April 1974

Dear Pilot,

People – my guides were quite delighted to inform me – aren’t born knowing anything at all! It’s why they have schools and museums. I suppose that makes some sense. Locomotives are built all at once so we mostly know what to do as soon as we leave the shops, but for people it’s a process that takes years. There’s even an exhibit about it inside! They don’t have a postcard of it to show us (they say it doesn’t make for a pretty photo to send in the mail) but the exhibit shows that people start out so small that you can hardly see them at all and then they get bigger over time. At first, they can only cry and eat and sleep, but they start learning things like how to walk and talk very quickly. When they get big enough, they go to school and learn how to do science fair projects and write letters. Then the schools bring them here to learn about how they were once too small to know anything, haha!

U-505 and I do talk quietly to each other on our days off. Ours is the same as any yard, where we talk about the same things over and over. On Thanksgivings, I always like to ask him what he’s grateful for. I mostly mean it as a joke since U-505 thinks he’s been rather unlucky (I disagree). Thanksgiving is an American holiday so he always tries to argue with me that it’s not any German machine’s place to intrude on our celebrations. I think he is really just avoiding the question. With enough goading though, he usually will admit to being grateful for “American hospitality”, which I suspect is him joking back even if he says it with total seriousness.

On our Christmas days off, I ask U-505 to tell his Christmas story. He just has the one because he was only in service for two years and he was in dock over his first Christmas because he was being repaired after that airplane attack. It’s a funny thing though. U-505’s very proud of the story, but it’s also a little embarrassing so he’ll only tell it if he thinks 2903 isn’t listening.

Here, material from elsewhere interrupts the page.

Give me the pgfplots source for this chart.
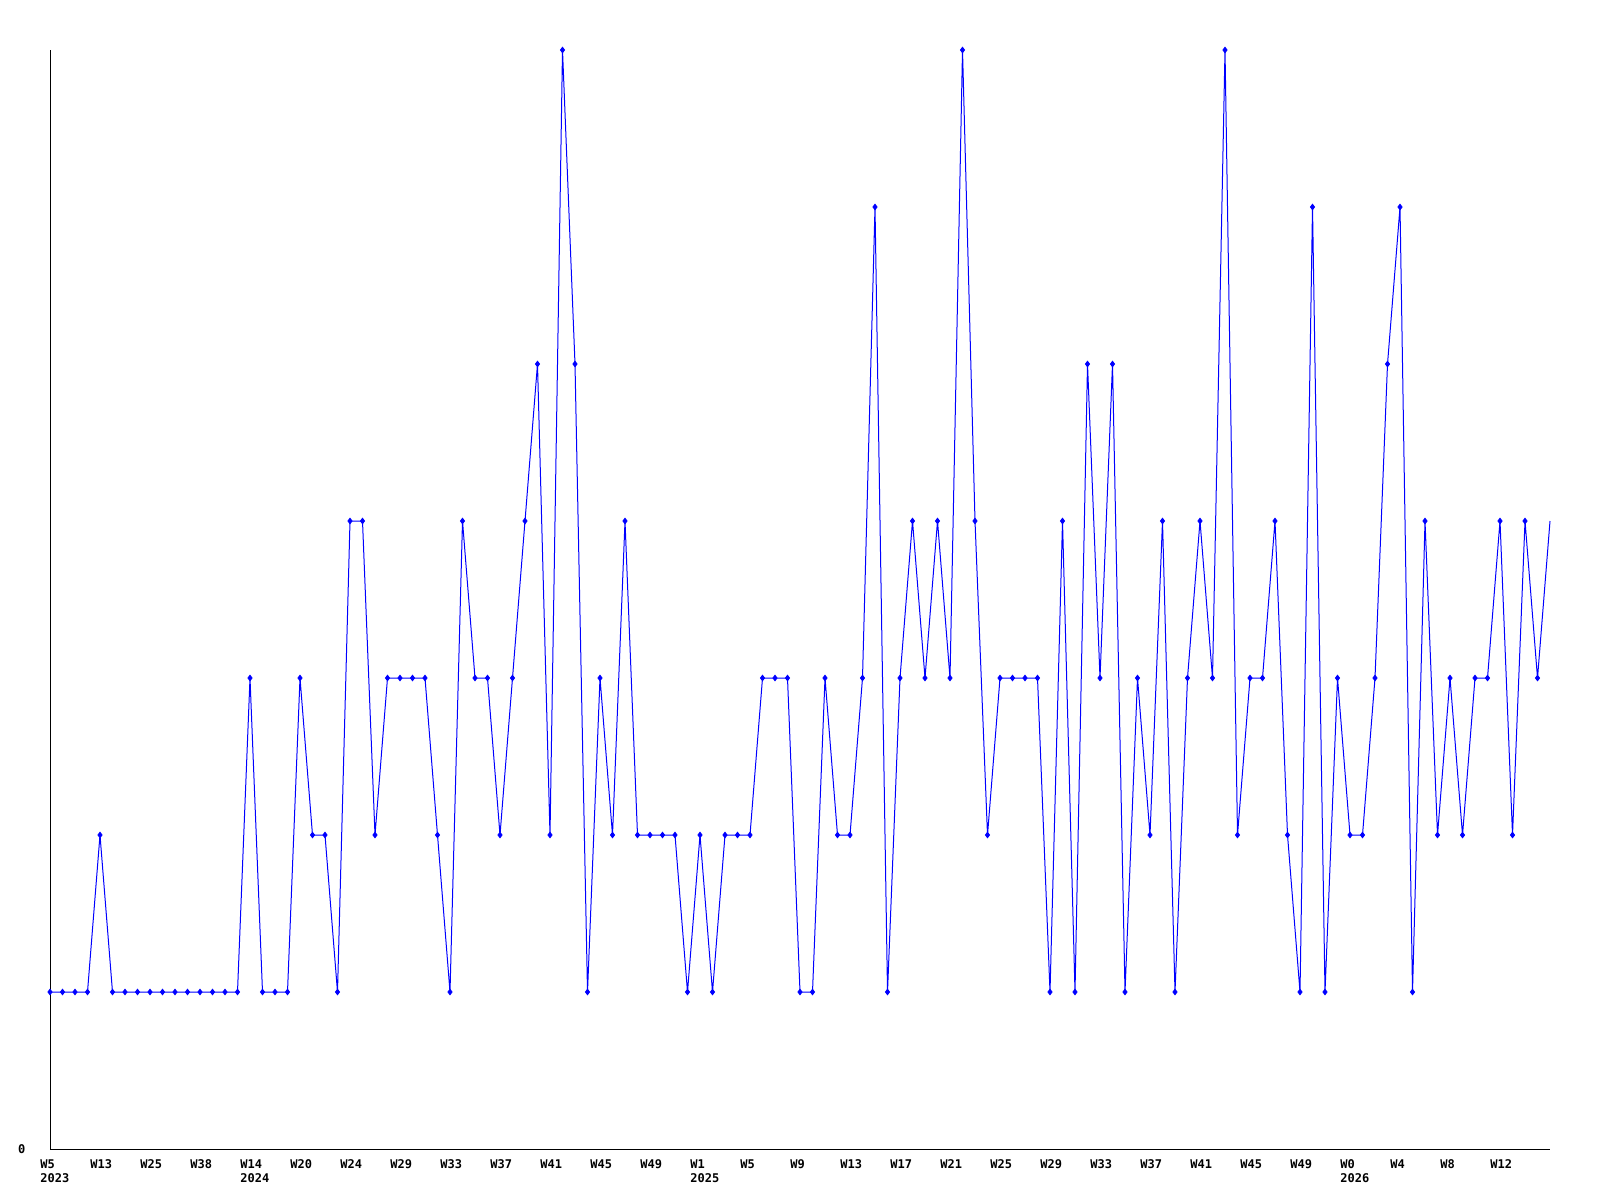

I can only ask him to tell it on Christmas then.

The guides say that you and I are both products of the Great Depression and this is why we are more given to appreciate our lot in life and even the lots of others. U-505 and 2903 are both wartime builds and maybe that is why they do not get along.

415 sounds like a very dedicated, hard worker. I imagine all of your engines in operating condition are determined to give your visitors a solid ride. I always kept an ear out for complaints about heat from cars though. If cars are hot, the passengers probably are too. They’d be used to having air conditioning now so they’re more sensitive to heat. Has there been any progress on repairing your cars’ air conditioning? My guides say that stainless steel reflects the sun’s rays, rather than absorbing it like dark paint would, so they should be cooler than a lot of other stock in your yard.

Maybe we come out of the shop knowing how to do our jobs, but we’re still learning new things all the time, aren’t we? And it’s another thing to be grateful for! I don’t think it’s too terribly hot yet, so it must be working like they say. We also get nice breezes in from across the lake too.

2903 and 999 are agreeing loudly about their paint absorbing sunlight, but they don’t mind. It’s nothing to a hot firebox. U-505 mentioned to me that he was painted all black once for his war bond tour, but he says now that he was also still in the water then so he doesn’t know if it makes much of a difference for boats.

“If it did,” he says, “it was less than three inches.”

Everyone is being so agreeable about it. It might not be too hot to argue there, but maybe it is here!